Et alors que le sujet n’était même pas à l’ordre du jour, et que nul ne leur a rien demandé, ils ont déclaré — du moins un échantillon représentatif de ces messieurs-dames sortis du néant et qui y retourneront après leur mandat — qu’ils ne vont pas voter le nouveau Code de la presse. A la bonne heure ! Car qui leur a demandé de voter ce Code dont ils ne retiennent de toute façon, parmi les nombreuses dispositions qu’il contient, que celles relatives à la dépénalisation — plus exactement le désemprisonnement—, des délits de presse ?
Pour eux, voter ce texte, ce serait donner un blanc-seing, une licence, un permis de tuer à ces irresponsables, ces pyromanes, ces boutefeux que seraient les journalistes. Ce serait leur permettre de brûler ce pays, de violer l’intimité des braves gens, d’attenter à la vie privée et aux bonnes moeurs, de jeter en pâture d’honnêtes citoyens qui n’auraient rien à se reprocher etc.
Les journalistes étant des nullards, des gens qui n’ont choisi ce métier que « parce qu’ils ont échoué partout ailleurs » (comme l’a ânonné une distinguée députée), leur donner l’assurance que leurs propos, leurs écrits ou leurs images ne les mèneront plus en prison, ce serait prendre le risque d’embraser ce pays. Contre une perspective aussi apocalyptique, ces braves députés sont donc prêts à payer de leur personne, à faire barrage de leur corps pour qu’un tel texte ne soit jamais voté. Le droit du peuple à l’information ? Ne leur en parlez surtout pas, sauf s’il s’agit de permettre aux télévisions de retransmettre leurs pitreries à eux députés dans toutes les chaumières du pays et même à l’étranger par le biais du satellite.
En quatre mois, c’est la deuxième fois que les députés de la majorité s’attaquent ainsi bille en tête à la profession. Il y a quelques, nous soulignions (lire ci-contre) que le fait que ce soit la première vice-présidente de l’Assemblée nationale, et donc la plus haute responsable de l’APR (Alliance Pour la République) à l’Assemblée nationale, qui déclare qu’elle était contre le vote de ce projet de loi relatif au nouveau Code de la presse n’était pas innocent.
Et voilà que le président du groupe parlementaire de Benno Bokk Yaakaar dans cette même chambre d’enregistrement, l’honorable Moustapha Diakhaté, en ajoute une louche en disant qu’il n’y aura jamais de dépénalisation des délits de presse. Ça tombe bien, puisque beaucoup de journalistes n’ont jamais demandé cela et sont, pour ce fait, contre ce nouveau Code.

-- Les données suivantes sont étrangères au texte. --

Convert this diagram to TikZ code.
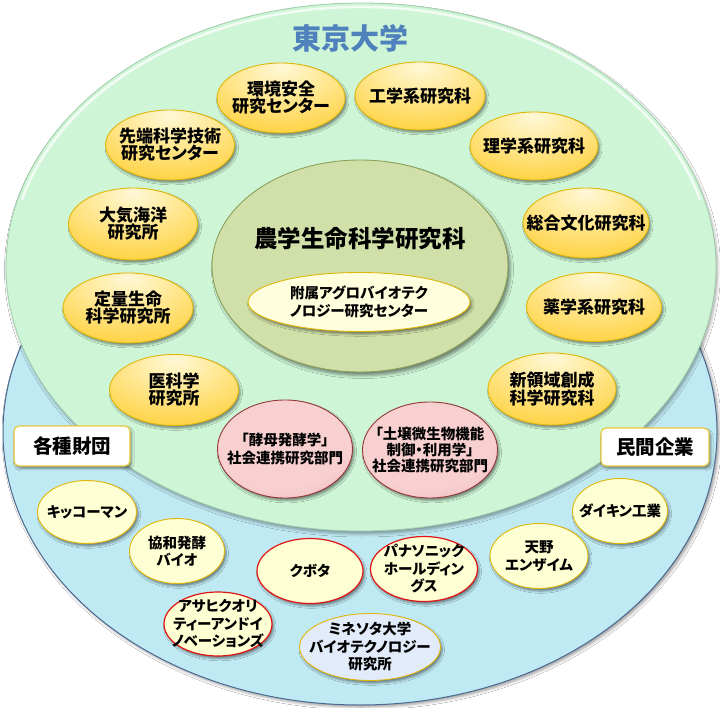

Au « Témoin », en tout cas, nous sommes foncièrement opposés à cette dépénalisation comme le montre d’ailleurs cet article que nous reproduisons ci-contre après l’avoir publié dans une de nos éditions au mois d’août dernier. Le papier de notre collaborateur Aly Samba Ndiaye abonde lui aussi dans le même sens. Par conséquent, ce nouveau Code de la presse, eh bien, nos honorables députés peuvent se le mettre là où on pense !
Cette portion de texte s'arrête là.